On a Thursday, Shlomo* had been in and out of the hospital over the last few years. Among the most difficult times for him, was when he could not be home for Shabbat with his family. This time, however, he was told that he would go home that day. He just needed to wait for a portable oxygen tank to be brought to him.
The day dragged on, and yet the promised oxygen unit had not yet arrived. He was eventually informed that the unit would be available late that evening. It would be too late in the day for Shlomo, who tired easily now. They would wait until the morning, Erev Shabbat.
The next day, while Shlomo waited for his release, another family waited for help. A call had gone out to the emergency line. An ailing man of almost 90 had stopped breathing. CPR was applied by first responders. An ambulance team arrived. The old man’s heart beat was restored, but he was in critical condition. They rushed the man to the hospital, accompanied by his wife and son, Pinchas.

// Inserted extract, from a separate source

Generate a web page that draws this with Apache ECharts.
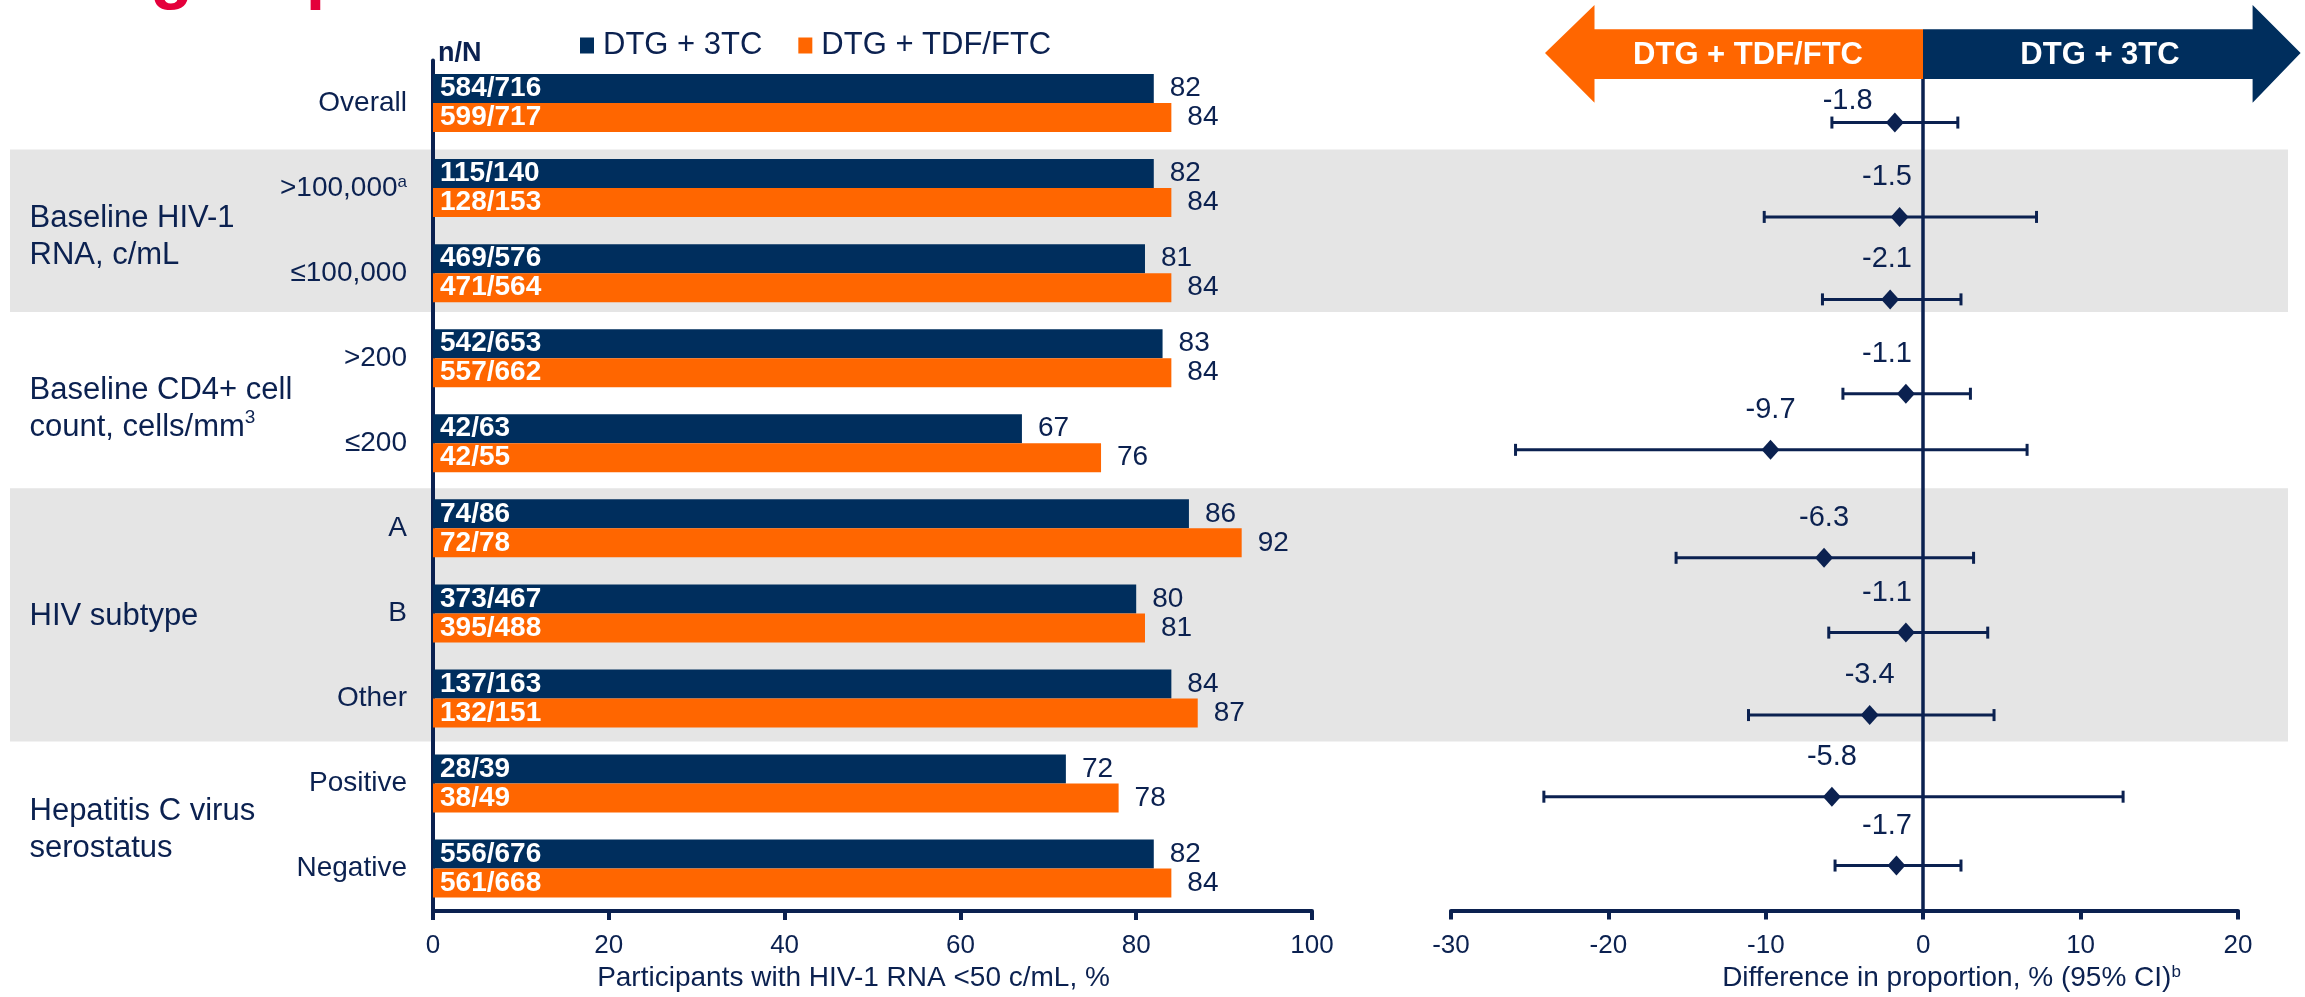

Meanwhile, Shlomo was getting upset. There were more delays in regard to the arrival of his oxygen. The unit finally arrived at 2:00 pm. There was still time before Shabbat to drive home with his wife. In the end, it was not meant to be. No doctor could be found in time to sign a release for Shlomo. Once again, he would be spending Shabbat away from home.
Shlomo was trying to deal with his disappointment when a new patient was wheeled into his room. A curtain was closed around the bed of the new arrival. He was accompanied by his tearful wife and his son Pinchas.
Shlomo and Pinchas looked at each other in amazement. They had been neighbors for many years. Their families knew each other well. Pinchas told his friend how he had felt that he would need to be with someone he knew to help him and his mother through a very difficult Shabbat. Hashem granted him and his mother this chesed.
Shabbat was fast approaching. The old woman stood next to Shlomo’s wife during a very emotional lighting of the Shabbat candles. As the old man lay unresponsive in his hospital bed, Pinchas found some grape juice and made kiddush for all of them. The two friends sang zemirot and shared divrei Torah. The two women sat quietly talking.
Early Shabbat morning, Shlomo and his wife took a short walk through the halls of the hospital. They were not gone long, but when they returned, Pinchas told them that his father had passed away. Once things settled down, the two friends went to the hospital shul. Later on, they also discussed some of the laws involved in aveilut in this case.
Meanwhile, Shlomo’s wife wondered where the newly widowed woman was. She found her sitting in a corner, alone. She went over to her and put a comforting hand on the distraught woman’s shoulder and sat down next to her. While Pinchas found comfort in his tefillot, his mother was comforted by sharing tears and memories with a very caring woman.
Shlomo no longer questioned why his discharge had been delayed. His meeting up with his friend that erev Shabbat was Yad Hashem at work.
*Names and some details have been changed to protect the privacy of the families.